## TASK REQUIREMENTS
Search the listing below for the word "this" and copy each line that holds it.

## MATERIAL SHOWN

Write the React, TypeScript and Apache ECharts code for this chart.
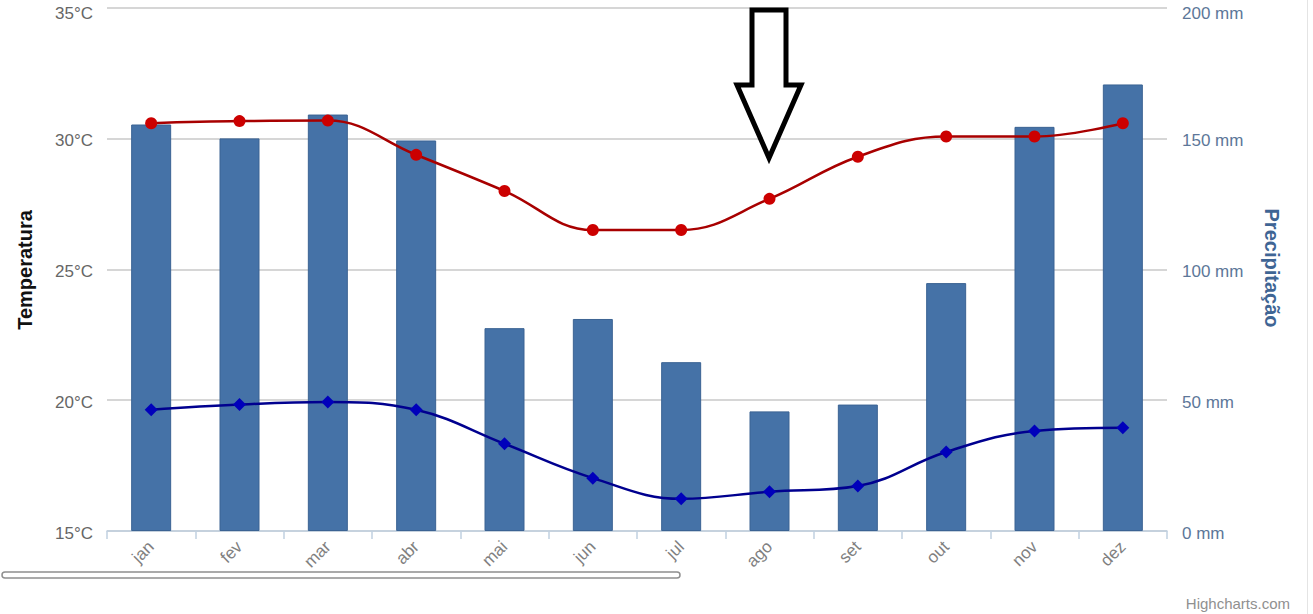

---

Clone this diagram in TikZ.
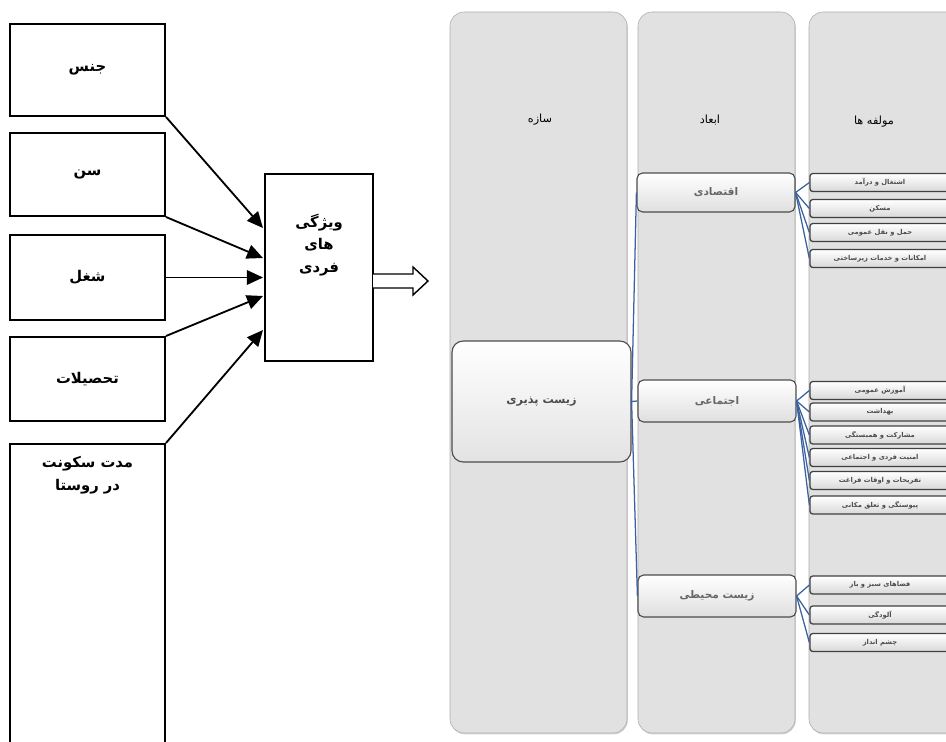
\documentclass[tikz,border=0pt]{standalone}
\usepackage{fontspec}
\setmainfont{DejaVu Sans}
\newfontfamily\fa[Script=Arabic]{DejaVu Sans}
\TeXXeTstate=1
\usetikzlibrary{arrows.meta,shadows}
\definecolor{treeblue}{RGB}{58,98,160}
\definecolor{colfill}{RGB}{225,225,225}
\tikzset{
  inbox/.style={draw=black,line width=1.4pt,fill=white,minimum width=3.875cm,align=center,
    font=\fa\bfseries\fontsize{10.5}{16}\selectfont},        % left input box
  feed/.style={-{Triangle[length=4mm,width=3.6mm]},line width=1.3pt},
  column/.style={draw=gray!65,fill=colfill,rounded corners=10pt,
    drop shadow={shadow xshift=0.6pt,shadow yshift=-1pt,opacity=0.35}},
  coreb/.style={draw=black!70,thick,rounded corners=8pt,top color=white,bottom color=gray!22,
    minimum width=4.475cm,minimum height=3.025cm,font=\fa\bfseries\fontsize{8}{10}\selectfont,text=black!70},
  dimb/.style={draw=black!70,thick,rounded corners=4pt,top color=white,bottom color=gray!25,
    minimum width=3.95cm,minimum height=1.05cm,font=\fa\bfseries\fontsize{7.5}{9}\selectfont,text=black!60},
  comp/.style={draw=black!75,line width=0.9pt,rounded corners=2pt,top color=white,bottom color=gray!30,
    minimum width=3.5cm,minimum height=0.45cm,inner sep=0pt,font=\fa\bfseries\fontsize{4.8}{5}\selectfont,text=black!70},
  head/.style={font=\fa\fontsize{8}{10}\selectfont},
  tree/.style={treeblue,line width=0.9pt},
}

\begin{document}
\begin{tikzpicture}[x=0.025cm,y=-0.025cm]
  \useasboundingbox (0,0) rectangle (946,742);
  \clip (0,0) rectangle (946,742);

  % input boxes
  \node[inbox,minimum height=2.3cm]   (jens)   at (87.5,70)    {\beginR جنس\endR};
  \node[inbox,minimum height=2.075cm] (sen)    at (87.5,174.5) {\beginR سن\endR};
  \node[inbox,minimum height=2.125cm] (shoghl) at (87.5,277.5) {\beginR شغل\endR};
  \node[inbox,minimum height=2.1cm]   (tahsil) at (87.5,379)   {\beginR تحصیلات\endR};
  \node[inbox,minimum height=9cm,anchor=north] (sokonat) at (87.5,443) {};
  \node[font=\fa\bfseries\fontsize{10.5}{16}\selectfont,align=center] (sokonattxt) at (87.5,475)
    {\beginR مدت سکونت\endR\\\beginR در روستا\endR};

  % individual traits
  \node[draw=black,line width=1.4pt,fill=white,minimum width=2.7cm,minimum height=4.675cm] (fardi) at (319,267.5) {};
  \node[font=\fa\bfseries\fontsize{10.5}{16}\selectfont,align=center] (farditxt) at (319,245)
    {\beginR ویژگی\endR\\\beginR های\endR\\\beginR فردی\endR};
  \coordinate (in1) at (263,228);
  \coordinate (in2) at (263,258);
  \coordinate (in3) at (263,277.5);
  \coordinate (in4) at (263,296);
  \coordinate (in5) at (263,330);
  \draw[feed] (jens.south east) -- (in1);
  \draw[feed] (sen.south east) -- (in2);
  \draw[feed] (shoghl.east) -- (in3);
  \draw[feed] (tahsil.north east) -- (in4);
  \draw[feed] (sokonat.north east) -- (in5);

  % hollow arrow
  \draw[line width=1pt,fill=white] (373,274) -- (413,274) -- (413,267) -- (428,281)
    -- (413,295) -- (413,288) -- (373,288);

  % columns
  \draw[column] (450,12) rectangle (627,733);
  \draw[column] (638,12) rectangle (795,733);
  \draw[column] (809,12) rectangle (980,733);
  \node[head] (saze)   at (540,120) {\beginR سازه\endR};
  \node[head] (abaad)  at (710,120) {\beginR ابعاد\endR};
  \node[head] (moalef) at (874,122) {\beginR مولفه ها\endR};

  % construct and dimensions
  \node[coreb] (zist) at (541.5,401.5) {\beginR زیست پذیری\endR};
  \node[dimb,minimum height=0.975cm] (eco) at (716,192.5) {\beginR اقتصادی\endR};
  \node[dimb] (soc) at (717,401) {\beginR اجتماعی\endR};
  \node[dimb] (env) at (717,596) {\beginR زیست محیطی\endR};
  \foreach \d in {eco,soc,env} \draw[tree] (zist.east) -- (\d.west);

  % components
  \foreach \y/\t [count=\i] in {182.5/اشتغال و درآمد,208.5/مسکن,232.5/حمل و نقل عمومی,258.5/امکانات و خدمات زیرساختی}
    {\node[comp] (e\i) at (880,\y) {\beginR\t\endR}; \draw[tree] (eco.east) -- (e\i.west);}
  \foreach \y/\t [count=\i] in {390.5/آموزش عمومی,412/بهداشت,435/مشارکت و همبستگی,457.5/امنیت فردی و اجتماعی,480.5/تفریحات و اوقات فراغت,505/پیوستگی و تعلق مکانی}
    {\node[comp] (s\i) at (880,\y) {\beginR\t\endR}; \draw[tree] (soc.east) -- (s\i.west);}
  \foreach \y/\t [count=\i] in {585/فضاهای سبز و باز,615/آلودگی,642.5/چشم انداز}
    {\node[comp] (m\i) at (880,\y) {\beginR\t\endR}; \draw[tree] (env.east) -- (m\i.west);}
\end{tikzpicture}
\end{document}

## EXERCISE RESPONSE
Write the React, TypeScript and Apache ECharts code for this chart.
Clone this diagram in TikZ.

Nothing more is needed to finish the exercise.